COLLECTED DATA —
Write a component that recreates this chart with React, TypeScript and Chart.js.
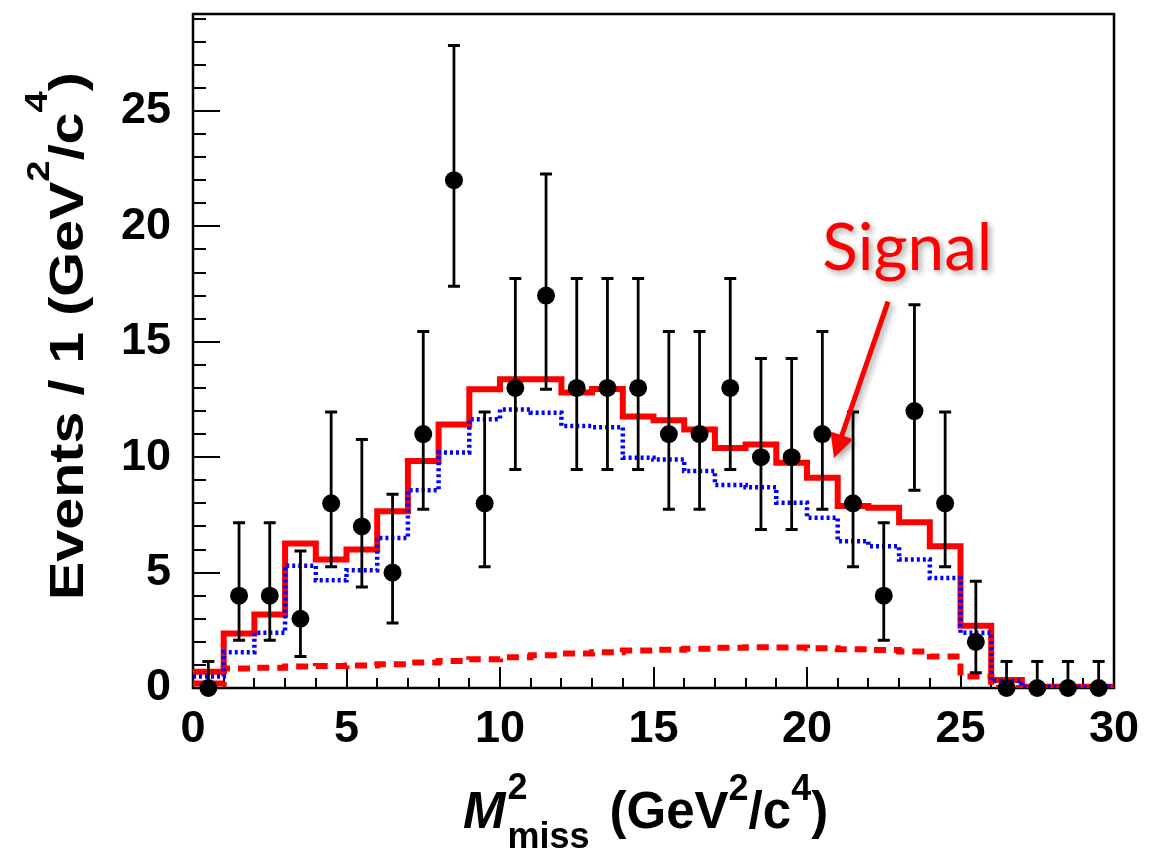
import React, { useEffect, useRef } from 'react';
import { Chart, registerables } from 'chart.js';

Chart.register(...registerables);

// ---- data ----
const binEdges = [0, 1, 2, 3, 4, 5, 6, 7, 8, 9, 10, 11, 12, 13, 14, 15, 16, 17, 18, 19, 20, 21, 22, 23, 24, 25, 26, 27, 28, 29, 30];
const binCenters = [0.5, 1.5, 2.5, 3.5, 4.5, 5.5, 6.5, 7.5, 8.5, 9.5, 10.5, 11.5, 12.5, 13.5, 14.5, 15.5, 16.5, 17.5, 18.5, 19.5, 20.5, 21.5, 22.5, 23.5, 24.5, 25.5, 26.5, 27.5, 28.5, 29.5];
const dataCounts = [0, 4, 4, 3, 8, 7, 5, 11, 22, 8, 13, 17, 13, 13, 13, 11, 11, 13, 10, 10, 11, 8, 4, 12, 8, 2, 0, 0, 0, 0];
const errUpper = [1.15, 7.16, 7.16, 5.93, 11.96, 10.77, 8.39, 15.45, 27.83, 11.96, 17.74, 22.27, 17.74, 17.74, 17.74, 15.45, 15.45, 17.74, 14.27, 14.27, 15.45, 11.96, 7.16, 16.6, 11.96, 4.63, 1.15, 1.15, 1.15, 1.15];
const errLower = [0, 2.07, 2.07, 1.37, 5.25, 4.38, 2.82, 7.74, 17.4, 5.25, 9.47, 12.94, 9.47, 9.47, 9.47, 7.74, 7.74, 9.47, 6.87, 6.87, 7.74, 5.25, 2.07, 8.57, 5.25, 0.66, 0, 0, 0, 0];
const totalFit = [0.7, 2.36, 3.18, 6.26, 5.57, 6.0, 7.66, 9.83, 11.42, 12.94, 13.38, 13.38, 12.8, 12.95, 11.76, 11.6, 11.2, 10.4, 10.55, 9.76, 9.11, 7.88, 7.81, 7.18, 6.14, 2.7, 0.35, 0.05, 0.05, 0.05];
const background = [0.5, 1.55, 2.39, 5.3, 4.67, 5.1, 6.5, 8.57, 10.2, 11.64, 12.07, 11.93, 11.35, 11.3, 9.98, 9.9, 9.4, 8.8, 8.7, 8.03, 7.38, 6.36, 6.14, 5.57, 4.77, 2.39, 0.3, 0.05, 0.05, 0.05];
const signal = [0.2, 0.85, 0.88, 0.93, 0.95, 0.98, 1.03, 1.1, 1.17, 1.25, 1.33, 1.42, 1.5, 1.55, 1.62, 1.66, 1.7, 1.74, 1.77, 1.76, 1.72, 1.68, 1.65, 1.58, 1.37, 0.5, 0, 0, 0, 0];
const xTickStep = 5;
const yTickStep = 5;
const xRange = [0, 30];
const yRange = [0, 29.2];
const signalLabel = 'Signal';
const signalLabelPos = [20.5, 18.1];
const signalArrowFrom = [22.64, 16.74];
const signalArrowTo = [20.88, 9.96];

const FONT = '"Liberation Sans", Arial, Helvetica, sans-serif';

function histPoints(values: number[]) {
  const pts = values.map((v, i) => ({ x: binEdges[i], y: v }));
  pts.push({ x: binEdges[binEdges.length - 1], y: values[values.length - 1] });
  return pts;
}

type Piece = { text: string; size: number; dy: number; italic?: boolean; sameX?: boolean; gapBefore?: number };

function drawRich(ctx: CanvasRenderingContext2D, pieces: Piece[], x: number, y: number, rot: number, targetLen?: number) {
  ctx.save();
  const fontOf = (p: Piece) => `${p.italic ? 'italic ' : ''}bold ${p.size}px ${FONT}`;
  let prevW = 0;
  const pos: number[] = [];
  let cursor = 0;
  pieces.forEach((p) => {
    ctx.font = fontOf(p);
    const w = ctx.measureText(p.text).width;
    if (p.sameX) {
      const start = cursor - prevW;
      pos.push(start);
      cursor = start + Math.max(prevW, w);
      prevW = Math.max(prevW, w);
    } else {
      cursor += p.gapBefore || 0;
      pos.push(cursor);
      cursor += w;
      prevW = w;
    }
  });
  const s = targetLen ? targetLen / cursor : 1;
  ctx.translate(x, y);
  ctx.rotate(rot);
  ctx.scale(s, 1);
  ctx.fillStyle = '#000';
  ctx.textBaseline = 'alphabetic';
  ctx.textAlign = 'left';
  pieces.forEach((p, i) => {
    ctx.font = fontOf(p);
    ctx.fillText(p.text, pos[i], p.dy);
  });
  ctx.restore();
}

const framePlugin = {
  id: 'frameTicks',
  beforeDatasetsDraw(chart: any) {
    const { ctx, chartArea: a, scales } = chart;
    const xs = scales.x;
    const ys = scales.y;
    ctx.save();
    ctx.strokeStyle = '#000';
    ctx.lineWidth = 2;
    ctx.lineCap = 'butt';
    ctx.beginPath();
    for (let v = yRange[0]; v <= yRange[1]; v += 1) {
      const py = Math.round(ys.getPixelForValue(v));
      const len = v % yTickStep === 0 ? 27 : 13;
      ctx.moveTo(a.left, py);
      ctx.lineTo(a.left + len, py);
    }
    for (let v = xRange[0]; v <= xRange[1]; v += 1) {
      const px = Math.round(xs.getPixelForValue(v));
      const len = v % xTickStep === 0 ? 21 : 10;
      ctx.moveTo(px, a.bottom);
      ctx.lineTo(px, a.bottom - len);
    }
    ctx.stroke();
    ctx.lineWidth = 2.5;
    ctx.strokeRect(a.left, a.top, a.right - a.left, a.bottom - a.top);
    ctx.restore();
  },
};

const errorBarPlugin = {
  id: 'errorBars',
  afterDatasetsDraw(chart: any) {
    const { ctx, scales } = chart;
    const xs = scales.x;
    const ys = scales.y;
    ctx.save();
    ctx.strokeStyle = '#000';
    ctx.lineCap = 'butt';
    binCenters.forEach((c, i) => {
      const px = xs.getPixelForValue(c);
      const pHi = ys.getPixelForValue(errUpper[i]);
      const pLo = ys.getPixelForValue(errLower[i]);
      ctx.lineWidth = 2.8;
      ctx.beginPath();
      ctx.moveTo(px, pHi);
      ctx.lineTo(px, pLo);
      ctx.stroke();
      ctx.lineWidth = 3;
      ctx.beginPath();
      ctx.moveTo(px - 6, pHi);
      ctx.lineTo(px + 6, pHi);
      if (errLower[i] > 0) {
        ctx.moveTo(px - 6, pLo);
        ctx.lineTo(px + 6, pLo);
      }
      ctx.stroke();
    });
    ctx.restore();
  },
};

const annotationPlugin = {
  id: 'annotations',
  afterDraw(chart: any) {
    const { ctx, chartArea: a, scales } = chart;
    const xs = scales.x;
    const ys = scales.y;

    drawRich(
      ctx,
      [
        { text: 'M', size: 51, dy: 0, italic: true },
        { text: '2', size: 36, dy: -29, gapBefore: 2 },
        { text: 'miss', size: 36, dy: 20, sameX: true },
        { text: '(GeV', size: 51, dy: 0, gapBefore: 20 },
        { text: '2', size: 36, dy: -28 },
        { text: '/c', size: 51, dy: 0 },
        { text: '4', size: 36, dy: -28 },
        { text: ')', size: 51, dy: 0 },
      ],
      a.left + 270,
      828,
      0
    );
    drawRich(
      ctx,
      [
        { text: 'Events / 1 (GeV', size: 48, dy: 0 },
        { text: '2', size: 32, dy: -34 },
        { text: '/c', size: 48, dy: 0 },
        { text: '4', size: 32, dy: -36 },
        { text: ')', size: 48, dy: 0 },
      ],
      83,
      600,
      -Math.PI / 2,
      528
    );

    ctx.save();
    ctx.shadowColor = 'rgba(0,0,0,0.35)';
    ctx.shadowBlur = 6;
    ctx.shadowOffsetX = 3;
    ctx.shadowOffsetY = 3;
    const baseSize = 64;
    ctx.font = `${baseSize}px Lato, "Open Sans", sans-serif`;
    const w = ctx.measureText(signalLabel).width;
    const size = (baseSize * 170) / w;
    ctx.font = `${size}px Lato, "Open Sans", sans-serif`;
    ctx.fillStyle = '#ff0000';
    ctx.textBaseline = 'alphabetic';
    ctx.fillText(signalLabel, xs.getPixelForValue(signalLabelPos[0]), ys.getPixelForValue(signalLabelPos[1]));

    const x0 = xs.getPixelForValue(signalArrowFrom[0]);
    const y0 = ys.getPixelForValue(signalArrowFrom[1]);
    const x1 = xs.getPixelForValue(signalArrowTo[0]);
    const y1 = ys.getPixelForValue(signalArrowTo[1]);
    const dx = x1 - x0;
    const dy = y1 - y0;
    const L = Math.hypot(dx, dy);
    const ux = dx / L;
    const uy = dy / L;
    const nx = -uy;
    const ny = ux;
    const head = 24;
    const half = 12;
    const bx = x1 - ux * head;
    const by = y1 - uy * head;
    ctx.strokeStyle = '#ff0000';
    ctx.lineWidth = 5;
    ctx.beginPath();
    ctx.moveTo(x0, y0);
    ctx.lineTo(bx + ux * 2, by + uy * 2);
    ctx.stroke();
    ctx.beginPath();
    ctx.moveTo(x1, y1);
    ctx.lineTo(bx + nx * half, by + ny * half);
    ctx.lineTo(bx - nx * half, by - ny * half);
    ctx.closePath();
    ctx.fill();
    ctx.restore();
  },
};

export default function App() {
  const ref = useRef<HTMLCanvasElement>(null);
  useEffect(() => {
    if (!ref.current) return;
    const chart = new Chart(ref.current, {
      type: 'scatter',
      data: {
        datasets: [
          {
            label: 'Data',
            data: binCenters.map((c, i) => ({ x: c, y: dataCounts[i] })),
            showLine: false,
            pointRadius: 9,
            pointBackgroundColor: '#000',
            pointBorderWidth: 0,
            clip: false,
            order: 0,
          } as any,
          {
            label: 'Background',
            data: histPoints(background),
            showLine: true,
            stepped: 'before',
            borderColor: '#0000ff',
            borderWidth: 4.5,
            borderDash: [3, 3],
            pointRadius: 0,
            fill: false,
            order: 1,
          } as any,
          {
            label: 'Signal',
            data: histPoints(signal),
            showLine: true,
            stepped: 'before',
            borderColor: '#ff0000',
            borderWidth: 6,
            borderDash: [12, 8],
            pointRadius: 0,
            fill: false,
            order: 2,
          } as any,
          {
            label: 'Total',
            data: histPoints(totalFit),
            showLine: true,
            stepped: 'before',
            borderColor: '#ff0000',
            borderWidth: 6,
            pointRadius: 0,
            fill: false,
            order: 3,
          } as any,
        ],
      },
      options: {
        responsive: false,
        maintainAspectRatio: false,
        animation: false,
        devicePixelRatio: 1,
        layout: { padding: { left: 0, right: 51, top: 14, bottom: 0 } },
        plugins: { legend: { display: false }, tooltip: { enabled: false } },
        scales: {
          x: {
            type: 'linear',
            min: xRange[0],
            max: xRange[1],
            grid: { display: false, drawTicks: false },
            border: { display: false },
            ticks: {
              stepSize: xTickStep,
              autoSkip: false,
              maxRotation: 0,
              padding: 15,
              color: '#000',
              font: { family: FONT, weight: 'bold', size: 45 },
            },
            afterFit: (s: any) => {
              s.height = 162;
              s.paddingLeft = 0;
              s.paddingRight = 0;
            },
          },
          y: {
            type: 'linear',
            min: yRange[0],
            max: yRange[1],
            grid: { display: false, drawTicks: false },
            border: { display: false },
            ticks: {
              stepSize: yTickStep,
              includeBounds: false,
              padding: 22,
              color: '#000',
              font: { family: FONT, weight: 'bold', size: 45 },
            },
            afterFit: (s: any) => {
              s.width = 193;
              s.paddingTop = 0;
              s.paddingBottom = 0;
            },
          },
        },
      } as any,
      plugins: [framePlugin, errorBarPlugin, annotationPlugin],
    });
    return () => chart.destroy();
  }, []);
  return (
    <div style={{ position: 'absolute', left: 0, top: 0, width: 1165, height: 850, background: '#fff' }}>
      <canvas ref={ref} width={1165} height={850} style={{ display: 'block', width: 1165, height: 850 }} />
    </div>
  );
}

WHAT THIS TASK INVOLVES —
Repeat the lines of the listing above verbatim, beginning at its first line and ending at the line containing "Chart.register(...registerables);", which is included. Omit pictures.

WRITTEN SOLUTION —
Write a component that recreates this chart with React, TypeScript and Chart.js.
import React, { useEffect, useRef } from 'react';
import { Chart, registerables } from 'chart.js';

Chart.register(...registerables);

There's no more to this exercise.